• YOUR OBJECTIVE: Write out all of the lines below, exactly and completely.

***** MATERIAL PROVIDED

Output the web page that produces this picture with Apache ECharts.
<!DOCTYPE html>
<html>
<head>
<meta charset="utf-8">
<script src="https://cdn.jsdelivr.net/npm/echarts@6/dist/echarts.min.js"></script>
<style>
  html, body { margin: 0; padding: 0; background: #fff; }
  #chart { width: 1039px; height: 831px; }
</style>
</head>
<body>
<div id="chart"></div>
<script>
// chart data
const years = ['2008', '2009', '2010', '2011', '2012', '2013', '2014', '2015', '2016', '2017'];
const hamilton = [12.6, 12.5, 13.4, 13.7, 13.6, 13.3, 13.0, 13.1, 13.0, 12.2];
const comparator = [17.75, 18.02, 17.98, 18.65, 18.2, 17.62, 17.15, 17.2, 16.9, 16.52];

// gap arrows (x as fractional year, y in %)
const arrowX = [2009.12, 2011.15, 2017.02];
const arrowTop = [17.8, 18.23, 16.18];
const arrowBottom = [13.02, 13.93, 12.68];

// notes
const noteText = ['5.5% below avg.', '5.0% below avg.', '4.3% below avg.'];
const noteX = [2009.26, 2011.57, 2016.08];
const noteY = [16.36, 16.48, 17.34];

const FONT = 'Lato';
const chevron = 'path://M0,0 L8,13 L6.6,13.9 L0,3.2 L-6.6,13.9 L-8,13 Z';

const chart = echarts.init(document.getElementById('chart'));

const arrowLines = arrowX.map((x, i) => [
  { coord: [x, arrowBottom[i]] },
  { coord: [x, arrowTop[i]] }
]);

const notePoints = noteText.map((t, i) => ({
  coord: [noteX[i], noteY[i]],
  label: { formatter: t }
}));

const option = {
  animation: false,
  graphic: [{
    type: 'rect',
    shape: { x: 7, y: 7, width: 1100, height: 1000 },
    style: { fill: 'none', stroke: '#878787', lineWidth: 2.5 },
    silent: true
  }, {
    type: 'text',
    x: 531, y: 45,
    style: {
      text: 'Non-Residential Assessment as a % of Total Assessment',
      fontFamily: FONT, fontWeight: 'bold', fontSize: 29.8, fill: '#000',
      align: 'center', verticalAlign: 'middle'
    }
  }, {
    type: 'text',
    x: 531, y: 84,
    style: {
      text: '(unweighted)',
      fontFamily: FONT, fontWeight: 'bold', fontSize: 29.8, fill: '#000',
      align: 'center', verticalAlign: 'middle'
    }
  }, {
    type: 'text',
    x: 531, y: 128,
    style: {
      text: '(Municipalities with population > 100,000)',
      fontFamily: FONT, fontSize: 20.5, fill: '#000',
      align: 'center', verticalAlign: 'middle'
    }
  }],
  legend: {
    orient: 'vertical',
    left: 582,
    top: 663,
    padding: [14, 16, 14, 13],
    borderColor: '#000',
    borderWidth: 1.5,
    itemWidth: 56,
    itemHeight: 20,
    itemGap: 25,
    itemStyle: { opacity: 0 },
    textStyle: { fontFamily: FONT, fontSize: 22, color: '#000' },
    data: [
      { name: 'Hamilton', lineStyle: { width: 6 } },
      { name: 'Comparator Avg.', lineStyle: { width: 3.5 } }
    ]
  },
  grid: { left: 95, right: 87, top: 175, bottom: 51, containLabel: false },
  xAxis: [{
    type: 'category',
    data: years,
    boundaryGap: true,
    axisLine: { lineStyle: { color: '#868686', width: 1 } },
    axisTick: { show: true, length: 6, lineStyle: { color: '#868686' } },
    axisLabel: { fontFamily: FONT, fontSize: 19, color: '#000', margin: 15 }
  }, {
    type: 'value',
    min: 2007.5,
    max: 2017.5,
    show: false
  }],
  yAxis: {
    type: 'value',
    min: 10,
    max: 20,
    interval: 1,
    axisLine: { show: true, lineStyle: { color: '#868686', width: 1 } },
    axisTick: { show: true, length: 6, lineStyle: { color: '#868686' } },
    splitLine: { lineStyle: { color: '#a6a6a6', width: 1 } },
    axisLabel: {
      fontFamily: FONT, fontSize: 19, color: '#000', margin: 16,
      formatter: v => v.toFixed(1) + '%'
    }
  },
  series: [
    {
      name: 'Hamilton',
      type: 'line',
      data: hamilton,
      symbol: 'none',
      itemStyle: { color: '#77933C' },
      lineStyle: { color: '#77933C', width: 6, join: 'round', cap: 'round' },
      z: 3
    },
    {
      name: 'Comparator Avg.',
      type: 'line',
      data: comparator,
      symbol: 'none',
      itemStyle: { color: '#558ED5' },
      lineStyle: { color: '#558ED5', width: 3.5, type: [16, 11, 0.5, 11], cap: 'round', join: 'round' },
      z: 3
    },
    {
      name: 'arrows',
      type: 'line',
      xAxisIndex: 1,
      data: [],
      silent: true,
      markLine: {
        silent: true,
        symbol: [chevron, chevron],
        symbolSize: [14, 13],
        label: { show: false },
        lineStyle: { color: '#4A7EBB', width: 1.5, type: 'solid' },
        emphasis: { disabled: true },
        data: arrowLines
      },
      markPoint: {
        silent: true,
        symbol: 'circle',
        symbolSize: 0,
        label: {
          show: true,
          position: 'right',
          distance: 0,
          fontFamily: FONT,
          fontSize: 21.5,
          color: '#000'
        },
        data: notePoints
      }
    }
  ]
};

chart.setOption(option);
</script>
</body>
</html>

**********

• TASK RESPONSE:
Output the web page that produces this picture with Apache ECharts.
<!DOCTYPE html>
<html>
<head>
<meta charset="utf-8">
<script src="https://cdn.jsdelivr.net/npm/echarts@6/dist/echarts.min.js"></script>
<style>
  html, body { margin: 0; padding: 0; background: #fff; }
  #chart { width: 1039px; height: 831px; }
</style>
</head>
<body>
<div id="chart"></div>
<script>
// chart data
const years = ['2008', '2009', '2010', '2011', '2012', '2013', '2014', '2015', '2016', '2017'];
const hamilton = [12.6, 12.5, 13.4, 13.7, 13.6, 13.3, 13.0, 13.1, 13.0, 12.2];
const comparator = [17.75, 18.02, 17.98, 18.65, 18.2, 17.62, 17.15, 17.2, 16.9, 16.52];

// gap arrows (x as fractional year, y in %)
const arrowX = [2009.12, 2011.15, 2017.02];
const arrowTop = [17.8, 18.23, 16.18];
const arrowBottom = [13.02, 13.93, 12.68];

// notes
const noteText = ['5.5% below avg.', '5.0% below avg.', '4.3% below avg.'];
const noteX = [2009.26, 2011.57, 2016.08];
const noteY = [16.36, 16.48, 17.34];

const FONT = 'Lato';
const chevron = 'path://M0,0 L8,13 L6.6,13.9 L0,3.2 L-6.6,13.9 L-8,13 Z';

const chart = echarts.init(document.getElementById('chart'));

const arrowLines = arrowX.map((x, i) => [
  { coord: [x, arrowBottom[i]] },
  { coord: [x, arrowTop[i]] }
]);

const notePoints = noteText.map((t, i) => ({
  coord: [noteX[i], noteY[i]],
  label: { formatter: t }
}));

const option = {
  animation: false,
  graphic: [{
    type: 'rect',
    shape: { x: 7, y: 7, width: 1100, height: 1000 },
    style: { fill: 'none', stroke: '#878787', lineWidth: 2.5 },
    silent: true
  }, {
    type: 'text',
    x: 531, y: 45,
    style: {
      text: 'Non-Residential Assessment as a % of Total Assessment',
      fontFamily: FONT, fontWeight: 'bold', fontSize: 29.8, fill: '#000',
      align: 'center', verticalAlign: 'middle'
    }
  }, {
    type: 'text',
    x: 531, y: 84,
    style: {
      text: '(unweighted)',
      fontFamily: FONT, fontWeight: 'bold', fontSize: 29.8, fill: '#000',
      align: 'center', verticalAlign: 'middle'
    }
  }, {
    type: 'text',
    x: 531, y: 128,
    style: {
      text: '(Municipalities with population > 100,000)',
      fontFamily: FONT, fontSize: 20.5, fill: '#000',
      align: 'center', verticalAlign: 'middle'
    }
  }],
  legend: {
    orient: 'vertical',
    left: 582,
    top: 663,
    padding: [14, 16, 14, 13],
    borderColor: '#000',
    borderWidth: 1.5,
    itemWidth: 56,
    itemHeight: 20,
    itemGap: 25,
    itemStyle: { opacity: 0 },
    textStyle: { fontFamily: FONT, fontSize: 22, color: '#000' },
    data: [
      { name: 'Hamilton', lineStyle: { width: 6 } },
      { name: 'Comparator Avg.', lineStyle: { width: 3.5 } }
    ]
  },
  grid: { left: 95, right: 87, top: 175, bottom: 51, containLabel: false },
  xAxis: [{
    type: 'category',
    data: years,
    boundaryGap: true,
    axisLine: { lineStyle: { color: '#868686', width: 1 } },
    axisTick: { show: true, length: 6, lineStyle: { color: '#868686' } },
    axisLabel: { fontFamily: FONT, fontSize: 19, color: '#000', margin: 15 }
  }, {
    type: 'value',
    min: 2007.5,
    max: 2017.5,
    show: false
  }],
  yAxis: {
    type: 'value',
    min: 10,
    max: 20,
    interval: 1,
    axisLine: { show: true, lineStyle: { color: '#868686', width: 1 } },
    axisTick: { show: true, length: 6, lineStyle: { color: '#868686' } },
    splitLine: { lineStyle: { color: '#a6a6a6', width: 1 } },
    axisLabel: {
      fontFamily: FONT, fontSize: 19, color: '#000', margin: 16,
      formatter: v => v.toFixed(1) + '%'
    }
  },
  series: [
    {
      name: 'Hamilton',
      type: 'line',
      data: hamilton,
      symbol: 'none',
      itemStyle: { color: '#77933C' },
      lineStyle: { color: '#77933C', width: 6, join: 'round', cap: 'round' },
      z: 3
    },
    {
      name: 'Comparator Avg.',
      type: 'line',
      data: comparator,
      symbol: 'none',
      itemStyle: { color: '#558ED5' },
      lineStyle: { color: '#558ED5', width: 3.5, type: [16, 11, 0.5, 11], cap: 'round', join: 'round' },
      z: 3
    },
    {
      name: 'arrows',
      type: 'line',
      xAxisIndex: 1,
      data: [],
      silent: true,
      markLine: {
        silent: true,
        symbol: [chevron, chevron],
        symbolSize: [14, 13],
        label: { show: false },
        lineStyle: { color: '#4A7EBB', width: 1.5, type: 'solid' },
        emphasis: { disabled: true },
        data: arrowLines
      },
      markPoint: {
        silent: true,
        symbol: 'circle',
        symbolSize: 0,
        label: {
          show: true,
          position: 'right',
          distance: 0,
          fontFamily: FONT,
          fontSize: 21.5,
          color: '#000'
        },
        data: notePoints
      }
    }
  ]
};

chart.setOption(option);
</script>
</body>
</html>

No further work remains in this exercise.